#### What is asked:
In the listing below, locate the line with "Convert this chart" and the line with "Necesitamos fortalecer el", then output both and everything between them exactly, minus any pictures.
· · · · · · ·
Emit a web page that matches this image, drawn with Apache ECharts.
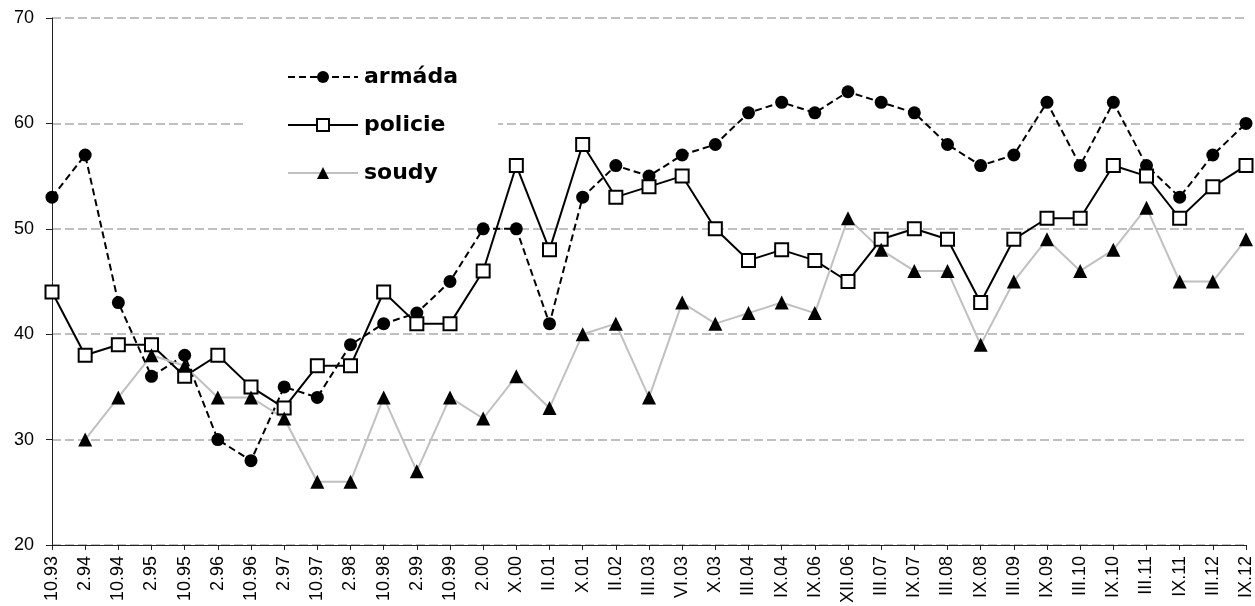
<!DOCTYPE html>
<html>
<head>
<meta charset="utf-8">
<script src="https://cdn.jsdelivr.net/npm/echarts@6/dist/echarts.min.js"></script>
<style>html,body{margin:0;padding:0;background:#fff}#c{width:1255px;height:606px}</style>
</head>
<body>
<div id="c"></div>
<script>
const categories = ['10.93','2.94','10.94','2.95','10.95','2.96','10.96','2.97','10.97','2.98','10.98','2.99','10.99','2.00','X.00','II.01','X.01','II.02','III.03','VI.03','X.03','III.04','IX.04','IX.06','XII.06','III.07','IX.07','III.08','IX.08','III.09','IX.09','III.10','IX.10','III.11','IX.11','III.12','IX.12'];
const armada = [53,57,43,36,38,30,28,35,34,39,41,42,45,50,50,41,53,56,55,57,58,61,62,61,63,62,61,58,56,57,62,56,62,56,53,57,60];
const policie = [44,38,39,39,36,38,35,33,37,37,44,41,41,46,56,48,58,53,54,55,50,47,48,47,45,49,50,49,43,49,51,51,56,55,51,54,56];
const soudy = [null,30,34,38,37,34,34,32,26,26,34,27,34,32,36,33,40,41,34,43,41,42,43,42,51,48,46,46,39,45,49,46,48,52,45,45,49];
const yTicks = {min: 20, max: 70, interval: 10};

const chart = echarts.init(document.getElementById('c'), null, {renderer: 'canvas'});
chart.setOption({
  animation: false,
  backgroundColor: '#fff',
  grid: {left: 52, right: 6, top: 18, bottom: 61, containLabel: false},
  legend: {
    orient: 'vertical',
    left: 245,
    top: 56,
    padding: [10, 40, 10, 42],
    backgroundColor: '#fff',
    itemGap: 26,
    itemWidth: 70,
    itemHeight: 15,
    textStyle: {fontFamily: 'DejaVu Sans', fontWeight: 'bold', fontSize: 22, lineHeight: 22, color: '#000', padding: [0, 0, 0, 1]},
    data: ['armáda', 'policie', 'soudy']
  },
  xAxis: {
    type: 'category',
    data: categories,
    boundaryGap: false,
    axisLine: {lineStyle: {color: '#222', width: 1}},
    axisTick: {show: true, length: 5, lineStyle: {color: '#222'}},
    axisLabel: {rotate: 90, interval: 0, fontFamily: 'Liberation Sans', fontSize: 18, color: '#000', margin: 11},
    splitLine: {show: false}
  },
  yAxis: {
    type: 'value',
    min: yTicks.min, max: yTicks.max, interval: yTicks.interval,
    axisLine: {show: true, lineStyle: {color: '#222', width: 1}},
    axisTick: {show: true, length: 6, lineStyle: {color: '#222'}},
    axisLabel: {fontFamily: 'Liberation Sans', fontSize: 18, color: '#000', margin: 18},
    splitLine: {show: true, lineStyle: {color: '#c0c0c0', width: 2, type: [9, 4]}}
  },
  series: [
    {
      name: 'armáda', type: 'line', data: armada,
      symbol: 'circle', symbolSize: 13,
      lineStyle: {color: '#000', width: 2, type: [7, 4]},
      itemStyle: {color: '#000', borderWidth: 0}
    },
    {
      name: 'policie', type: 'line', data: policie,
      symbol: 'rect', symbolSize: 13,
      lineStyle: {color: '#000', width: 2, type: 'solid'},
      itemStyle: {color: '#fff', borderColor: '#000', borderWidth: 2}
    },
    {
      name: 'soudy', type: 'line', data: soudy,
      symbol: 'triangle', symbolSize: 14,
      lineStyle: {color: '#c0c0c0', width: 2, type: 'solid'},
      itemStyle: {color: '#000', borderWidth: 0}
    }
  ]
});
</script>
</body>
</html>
· · · · · · ·
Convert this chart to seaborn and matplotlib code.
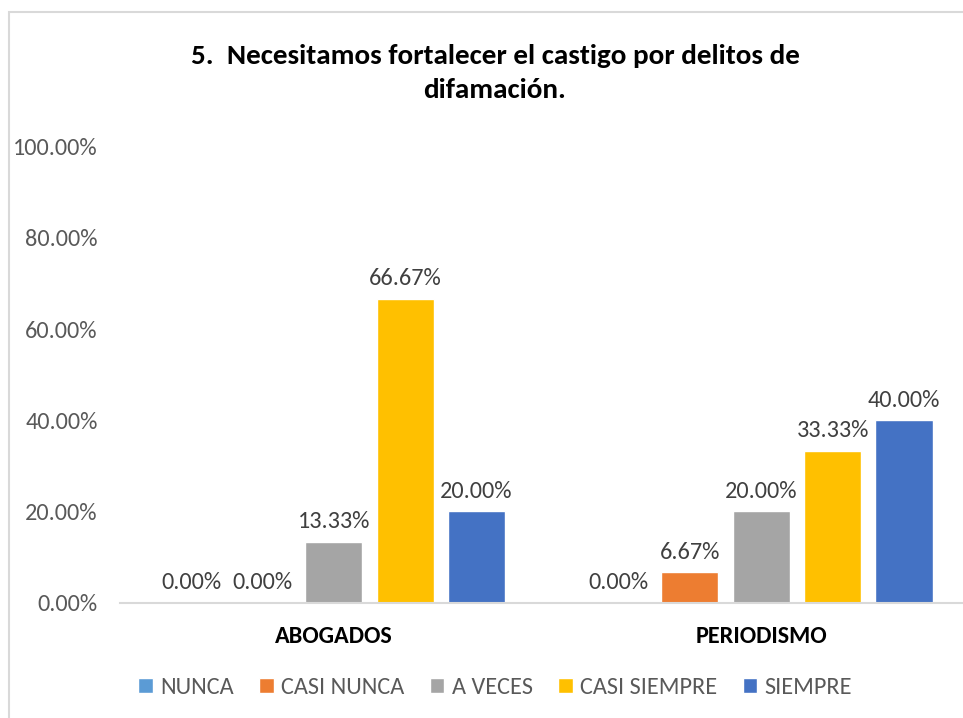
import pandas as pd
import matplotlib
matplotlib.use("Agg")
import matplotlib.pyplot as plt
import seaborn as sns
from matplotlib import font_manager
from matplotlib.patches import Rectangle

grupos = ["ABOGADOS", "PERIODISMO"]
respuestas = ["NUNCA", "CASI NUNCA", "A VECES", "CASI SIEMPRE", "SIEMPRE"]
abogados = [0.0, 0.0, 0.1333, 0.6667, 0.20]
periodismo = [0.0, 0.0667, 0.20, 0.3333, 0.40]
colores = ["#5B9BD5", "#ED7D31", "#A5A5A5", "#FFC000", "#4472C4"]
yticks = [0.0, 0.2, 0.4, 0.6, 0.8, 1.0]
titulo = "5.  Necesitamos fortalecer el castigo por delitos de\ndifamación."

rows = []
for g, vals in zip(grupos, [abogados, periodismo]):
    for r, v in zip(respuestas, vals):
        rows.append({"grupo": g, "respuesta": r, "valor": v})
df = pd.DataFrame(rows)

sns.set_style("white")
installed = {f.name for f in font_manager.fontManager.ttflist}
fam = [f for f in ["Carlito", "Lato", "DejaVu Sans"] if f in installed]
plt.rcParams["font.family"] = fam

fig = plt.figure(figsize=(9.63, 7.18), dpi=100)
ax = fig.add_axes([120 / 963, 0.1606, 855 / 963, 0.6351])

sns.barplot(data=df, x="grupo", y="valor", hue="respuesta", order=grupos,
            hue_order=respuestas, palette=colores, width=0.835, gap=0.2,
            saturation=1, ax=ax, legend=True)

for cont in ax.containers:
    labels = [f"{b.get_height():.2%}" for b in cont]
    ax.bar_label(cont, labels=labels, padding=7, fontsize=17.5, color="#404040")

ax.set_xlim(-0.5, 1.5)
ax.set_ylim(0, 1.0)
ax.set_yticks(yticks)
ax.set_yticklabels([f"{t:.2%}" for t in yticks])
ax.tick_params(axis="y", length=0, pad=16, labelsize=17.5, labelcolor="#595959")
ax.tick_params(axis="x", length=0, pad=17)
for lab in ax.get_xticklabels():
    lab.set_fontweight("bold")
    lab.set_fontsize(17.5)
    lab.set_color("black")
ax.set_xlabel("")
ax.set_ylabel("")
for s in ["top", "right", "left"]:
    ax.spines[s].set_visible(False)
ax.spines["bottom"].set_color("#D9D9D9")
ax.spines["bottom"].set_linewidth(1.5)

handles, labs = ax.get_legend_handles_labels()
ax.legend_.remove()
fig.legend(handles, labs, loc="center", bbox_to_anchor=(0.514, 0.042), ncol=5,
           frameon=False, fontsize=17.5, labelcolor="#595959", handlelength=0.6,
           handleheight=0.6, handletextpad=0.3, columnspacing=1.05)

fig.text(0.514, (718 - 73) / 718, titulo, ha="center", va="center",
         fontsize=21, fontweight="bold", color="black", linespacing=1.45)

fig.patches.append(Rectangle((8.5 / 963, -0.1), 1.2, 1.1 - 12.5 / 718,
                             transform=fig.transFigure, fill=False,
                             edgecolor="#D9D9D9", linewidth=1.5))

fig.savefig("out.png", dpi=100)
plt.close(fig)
· · · · · · ·
#### Response:
Convert this chart to seaborn and matplotlib code.
import pandas as pd
import matplotlib
matplotlib.use("Agg")
import matplotlib.pyplot as plt
import seaborn as sns
from matplotlib import font_manager
from matplotlib.patches import Rectangle

grupos = ["ABOGADOS", "PERIODISMO"]
respuestas = ["NUNCA", "CASI NUNCA", "A VECES", "CASI SIEMPRE", "SIEMPRE"]
abogados = [0.0, 0.0, 0.1333, 0.6667, 0.20]
periodismo = [0.0, 0.0667, 0.20, 0.3333, 0.40]
colores = ["#5B9BD5", "#ED7D31", "#A5A5A5", "#FFC000", "#4472C4"]
yticks = [0.0, 0.2, 0.4, 0.6, 0.8, 1.0]
titulo = "5.  Necesitamos fortalecer el castigo por delitos de\ndifamación."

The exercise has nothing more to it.